## Task directions
For each line of the data below that holds "React", copy the line.

## Material provided
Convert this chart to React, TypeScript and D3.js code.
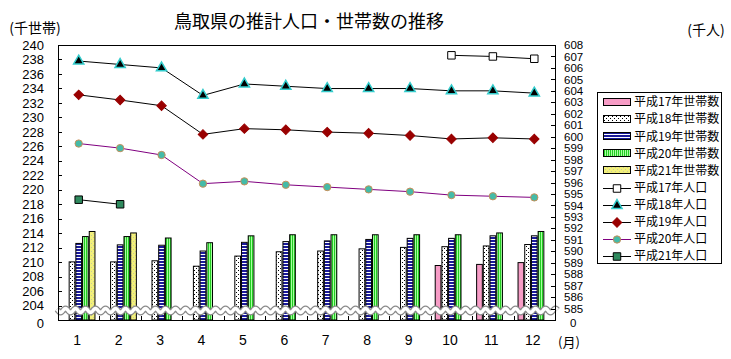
import React, { useRef, useEffect } from "react";
import * as d3 from "d3";

// months on the x axis
const months = ["1", "2", "3", "4", "5", "6", "7", "8", "9", "10", "11", "12"];

// households (千世帯), left axis
const hh17 = [null, null, null, null, null, null, null, null, null, 209.6, 209.75, 210.0];
const hh18 = [210.1, 210.1, 210.25, 209.5, 210.9, 211.5, 211.6, 211.9, 212.1, 212.2, 212.3, 212.5];
const hh19 = [212.65, 212.45, 212.4, 211.6, 212.8, 212.9, 213.0, 213.2, 213.35, 213.35, 213.7, 213.7];
const hh20 = [213.6, 213.6, 213.4, 212.75, 213.7, 213.85, 213.85, 213.85, 213.85, 213.85, 214.1, 214.3];
const hh21 = [214.3, 214.1, null, null, null, null, null, null, null, null, null, null];

// population (千人), right axis
const pop17 = [null, null, null, null, null, null, null, null, null, 607.1, 607.0, 606.8];
const pop18 = [606.6, 606.3, 606.0, 603.6, 604.6, 604.4, 604.2, 604.2, 604.2, 604.0, 604.0, 603.8];
const pop19 = [603.65, 603.2, 602.7, 600.2, 600.7, 600.6, 600.4, 600.3, 600.1, 599.8, 599.9, 599.8];
const pop20 = [599.4, 599.0, 598.4, 595.9, 596.1, 595.8, 595.6, 595.4, 595.2, 594.9, 594.8, 594.7];
const pop21 = [594.5, 594.1, null, null, null, null, null, null, null, null, null, null];

// tick labels
const leftTicks = d3.range(204, 241, 2);
const rightTicks = d3.range(585, 609, 1);

const barNames = ["平成17年世帯数", "平成18年世帯数", "平成19年世帯数", "平成20年世帯数", "平成21年世帯数"];
const lineNames = ["平成17年人口", "平成18年人口", "平成19年人口", "平成20年人口", "平成21年人口"];

const JP = "'Noto Sans CJK JP', sans-serif";
const NUM = "'Liberation Sans', Arial, sans-serif";

export default function App() {
  const ref = useRef<SVGSVGElement>(null);

  useEffect(() => {
    const width = 731;
    const height = 359;
    const left = 58, right = 555, top = 45, bottom = 320;

    const svg = d3.select(ref.current);
    svg.selectAll("*").remove();
    svg.attr("width", width).attr("height", height);

    svg.append("rect").attr("width", width).attr("height", height).attr("fill", "#fff");

    // patterns
    const defs = svg.append("defs");
    const p18 = defs.append("pattern").attr("id", "p18").attr("patternUnits", "userSpaceOnUse")
      .attr("width", 4).attr("height", 4);
    p18.append("rect").attr("width", 4).attr("height", 4).attr("fill", "#fff");
    p18.append("rect").attr("x", 0).attr("y", 0).attr("width", 1).attr("height", 1).attr("fill", "#000");
    p18.append("rect").attr("x", 2).attr("y", 2).attr("width", 1).attr("height", 1).attr("fill", "#000");

    const p19 = defs.append("pattern").attr("id", "p19").attr("patternUnits", "userSpaceOnUse")
      .attr("width", 4).attr("height", 3);
    p19.append("rect").attr("width", 4).attr("height", 3).attr("fill", "#fff");
    p19.append("rect").attr("width", 4).attr("height", 2).attr("fill", "#1a1a9a");

    const p20 = defs.append("pattern").attr("id", "p20").attr("patternUnits", "userSpaceOnUse")
      .attr("width", 2).attr("height", 4);
    p20.append("rect").attr("width", 2).attr("height", 4).attr("fill", "#a8ffa0");
    p20.append("rect").attr("width", 1).attr("height", 4).attr("fill", "#22cc22");

    const p21 = defs.append("pattern").attr("id", "p21").attr("patternUnits", "userSpaceOnUse")
      .attr("width", 4).attr("height", 4);
    p21.append("rect").attr("width", 4).attr("height", 4).attr("fill", "#f2f07a");
    p21.append("rect").attr("x", 1).attr("y", 1).attr("width", 1).attr("height", 1).attr("fill", "#c8c8a0");
    p21.append("rect").attr("x", 3).attr("y", 3).attr("width", 1).attr("height", 1).attr("fill", "#c8c8a0");

    const barFills = ["#f79cc6", "url(#p18)", "url(#p19)", "url(#p20)", "url(#p21)"];
    const barSeries = [hh17, hh18, hh19, hh20, hh21];

    const x = d3.scaleBand().domain(months).range([left, right]);
    const bw = x.bandwidth();
    const inner = d3.scaleBand().domain(barNames).range([bw / 2 - 16.75, bw / 2 + 16.75]);
    const yL = d3.scaleLinear().domain([202, 240]).range([bottom, top]);
    const yR = d3.scaleLinear().domain([584, 608]).range([bottom, top]);

    // bars
    barSeries.forEach((vals, si) => {
      svg.append("g").selectAll("rect")
        .data(vals.map((v, i) => ({ v, m: months[i] })).filter(d => d.v != null))
        .enter()
        .append("rect")
        .attr("x", d => (x(d.m) as number) + (inner(barNames[si]) as number) + 0.5)
        .attr("y", d => yL(d.v as number) + 0.5)
        .attr("width", inner.bandwidth() - 1)
        .attr("height", d => bottom - yL(d.v as number) - 0.5)
        .attr("fill", barFills[si])
        .attr("stroke", "#000")
        .attr("stroke-width", 1);
    });

    // axis break wave
    const wave = d3.range(left - 1, right + 3, 0.5).map(px => [px, 310.5 + 2 * Math.sin((px - left) / 10 * 2 * Math.PI)] as [number, number]);
    const waveLine = d3.line();
    svg.append("path").attr("d", waveLine(wave)).attr("fill", "none").attr("stroke", "#8a8a8a").attr("stroke-width", 6);
    svg.append("path").attr("d", waveLine(wave)).attr("fill", "none").attr("stroke", "#fff").attr("stroke-width", 3.5);

    // frame
    svg.append("rect").attr("x", left + 0.5).attr("y", top + 0.5)
      .attr("width", right - left).attr("height", bottom - top)
      .attr("fill", "none").attr("stroke", "#000");

    // left ticks
    const gl = svg.append("g");
    leftTicks.forEach(t => {
      gl.append("line").attr("x1", left).attr("x2", left + 4)
        .attr("y1", Math.round(yL(t)) + 0.5).attr("y2", Math.round(yL(t)) + 0.5).attr("stroke", "#000");
      gl.append("text").attr("x", 44).attr("y", yL(t)).attr("dy", "0.36em")
        .attr("text-anchor", "end").attr("font-family", NUM).attr("font-size", 13).text(t);
    });
    gl.append("text").attr("x", 44).attr("y", yL(202) + 3).attr("dy", "0.36em")
      .attr("text-anchor", "end").attr("font-family", NUM).attr("font-size", 13).text("0");

    // right ticks
    const gr = svg.append("g");
    rightTicks.forEach(t => {
      gr.append("line").attr("x1", right - 4).attr("x2", right + 1)
        .attr("y1", Math.round(yR(t)) + 0.5).attr("y2", Math.round(yR(t)) + 0.5).attr("stroke", "#000");
      gr.append("text").attr("x", 564).attr("y", yR(t)).attr("dy", "0.36em")
        .attr("font-family", NUM).attr("font-size", 11.5).text(t);
    });
    gr.append("text").attr("x", 570).attr("y", yR(584) + 3).attr("dy", "0.36em")
      .attr("font-family", NUM).attr("font-size", 11.5).text("0");

    // bottom ticks and labels
    months.forEach((m, i) => {
      if (i > 0) {
        const bx = Math.round(x(m) as number) + 0.5;
        svg.append("line").attr("x1", bx).attr("x2", bx).attr("y1", bottom - 4).attr("y2", bottom).attr("stroke", "#000");
      }
      svg.append("text").attr("x", (x(m) as number) + bw / 2 - 1.5).attr("y", 340).attr("dy", "0.36em")
        .attr("text-anchor", "middle").attr("font-family", NUM).attr("font-size", 14).text(m);
    });

    // lines and markers
    const lineStyles = [
      { stroke: "#000", shape: "square", fill: "#fff", mstroke: "#000" },
      { stroke: "#000", shape: "triangle", fill: "#000", mstroke: "#33cccc" },
      { stroke: "#000", shape: "diamond", fill: "#990000", mstroke: "#990000" },
      { stroke: "#800080", shape: "circle", fill: "#44bba8", mstroke: "#c8905a" },
      { stroke: "#000", shape: "square", fill: "#2f8a5e", mstroke: "#000" },
    ];
    const symbolFor = (shape: string) => {
      if (shape === "triangle") return d3.symbol().type(d3.symbolTriangle).size(45)();
      if (shape === "diamond") return d3.symbol().type(d3.symbolSquare).size(45)();
      if (shape === "circle") return d3.symbol().type(d3.symbolCircle).size(42)();
      return d3.symbol().type(d3.symbolSquare).size(56)();
    };
    const drawMarker = (g: any, st: any, cx: number, cy: number) => {
      g.append("path").attr("d", symbolFor(st.shape))
        .attr("transform", `translate(${cx},${cy})${st.shape === "diamond" ? " rotate(45)" : ""}`)
        .attr("fill", st.fill).attr("stroke", st.mstroke).attr("stroke-width", st.shape === "triangle" ? 1.5 : 1);
    };

    const popSeries = [pop17, pop18, pop19, pop20, pop21];
    popSeries.forEach((vals, si) => {
      const st = lineStyles[si];
      const pts = vals.map((v, i) => ({ v, m: months[i] })).filter(d => d.v != null);
      const line = d3.line<any>()
        .x(d => (x(d.m) as number) + bw / 2)
        .y(d => yR(d.v));
      const g = svg.append("g");
      g.append("path").attr("d", line(pts)).attr("fill", "none").attr("stroke", st.stroke).attr("stroke-width", 1);
      pts.forEach(d => drawMarker(g, st, (x(d.m) as number) + bw / 2, yR(d.v as number)));
    });

    // title and units
    svg.append("text").attr("x", 309).attr("y", 22).attr("dy", "0.36em").attr("text-anchor", "middle")
      .attr("font-family", JP).attr("font-size", 18).text("鳥取県の推計人口・世帯数の推移");
    svg.append("text").attr("x", 35).attr("y", 28).attr("dy", "0.36em").attr("text-anchor", "middle")
      .attr("font-family", JP).attr("font-size", 14).text("(千世帯)");
    svg.append("text").attr("x", 706).attr("y", 30).attr("dy", "0.36em").attr("text-anchor", "middle")
      .attr("font-family", JP).attr("font-size", 14).text("(千人)");
    svg.append("text").attr("x", 569).attr("y", 342).attr("dy", "0.36em").attr("text-anchor", "middle")
      .attr("font-family", JP).attr("font-size", 13).text("(月)");

    // legend
    const lg = svg.append("g");
    lg.append("rect").attr("x", 597.5).attr("y", 92.5).attr("width", 124).attr("height", 171)
      .attr("fill", "#fff").attr("stroke", "#000");
    const rowY = d3.scalePoint().domain([...barNames, ...lineNames]).range([102, 256]);
    barNames.forEach((n, i) => {
      const yy = rowY(n) as number;
      lg.append("rect").attr("x", 603.5).attr("y", Math.round(yy - 4) + 0.5).attr("width", 27).attr("height", 7)
        .attr("fill", barFills[i]).attr("stroke", "#000");
      lg.append("text").attr("x", 634).attr("y", yy).attr("dy", "0.36em")
        .attr("font-family", JP).attr("font-size", 12).text(n);
    });
    lineNames.forEach((n, i) => {
      const yy = rowY(n) as number;
      const st = lineStyles[i];
      lg.append("line").attr("x1", 603).attr("x2", 631).attr("y1", Math.round(yy) + 0.5).attr("y2", Math.round(yy) + 0.5)
        .attr("stroke", st.stroke);
      drawMarker(lg, st, 617, Math.round(yy) + 0.5);
      lg.append("text").attr("x", 634).attr("y", yy).attr("dy", "0.36em")
        .attr("font-family", JP).attr("font-size", 12).text(n);
    });
  }, []);

  return <svg ref={ref} style={{ position: "absolute", left: 0, top: 0 }}></svg>;
}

## Full output
Convert this chart to React, TypeScript and D3.js code.
import React, { useRef, useEffect } from "react";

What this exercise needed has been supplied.